▶ SHORT PROBLEM
In the material below, find all lines with the string "matplotlib" and copy them.

============================================================

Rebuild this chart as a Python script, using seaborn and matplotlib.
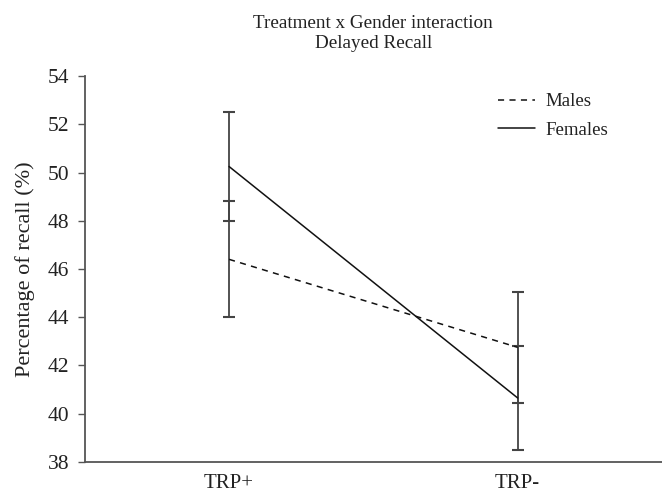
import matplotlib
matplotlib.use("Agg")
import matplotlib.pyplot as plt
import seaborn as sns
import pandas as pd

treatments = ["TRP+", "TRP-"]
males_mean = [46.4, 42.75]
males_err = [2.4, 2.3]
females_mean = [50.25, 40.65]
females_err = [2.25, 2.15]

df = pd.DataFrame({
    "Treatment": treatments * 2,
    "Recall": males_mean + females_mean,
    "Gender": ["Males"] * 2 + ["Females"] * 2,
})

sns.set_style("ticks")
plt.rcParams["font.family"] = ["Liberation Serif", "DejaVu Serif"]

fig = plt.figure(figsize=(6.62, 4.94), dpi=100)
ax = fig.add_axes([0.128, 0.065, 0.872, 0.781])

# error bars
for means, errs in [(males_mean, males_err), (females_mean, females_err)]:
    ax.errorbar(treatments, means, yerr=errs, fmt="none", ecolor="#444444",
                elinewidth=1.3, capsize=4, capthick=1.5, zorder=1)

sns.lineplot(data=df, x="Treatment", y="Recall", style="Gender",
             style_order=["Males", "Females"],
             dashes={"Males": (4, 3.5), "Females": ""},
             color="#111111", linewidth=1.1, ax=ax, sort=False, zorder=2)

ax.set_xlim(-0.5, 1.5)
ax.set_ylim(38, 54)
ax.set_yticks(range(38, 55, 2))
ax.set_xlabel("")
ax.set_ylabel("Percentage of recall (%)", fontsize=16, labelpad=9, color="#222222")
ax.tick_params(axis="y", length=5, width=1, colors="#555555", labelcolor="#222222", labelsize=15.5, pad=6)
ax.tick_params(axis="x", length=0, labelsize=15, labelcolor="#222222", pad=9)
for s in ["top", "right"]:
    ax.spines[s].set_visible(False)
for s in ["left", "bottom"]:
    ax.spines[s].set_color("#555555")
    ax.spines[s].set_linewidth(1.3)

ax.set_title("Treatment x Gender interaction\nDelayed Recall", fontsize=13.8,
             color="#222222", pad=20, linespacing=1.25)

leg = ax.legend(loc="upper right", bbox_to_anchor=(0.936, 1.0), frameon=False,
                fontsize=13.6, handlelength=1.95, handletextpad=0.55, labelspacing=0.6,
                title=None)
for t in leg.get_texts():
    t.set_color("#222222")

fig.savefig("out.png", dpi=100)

============================================================

▶ EXERCISE RESPONSE
Rebuild this chart as a Python script, using seaborn and matplotlib.
import matplotlib
matplotlib.use("Agg")
import matplotlib.pyplot as plt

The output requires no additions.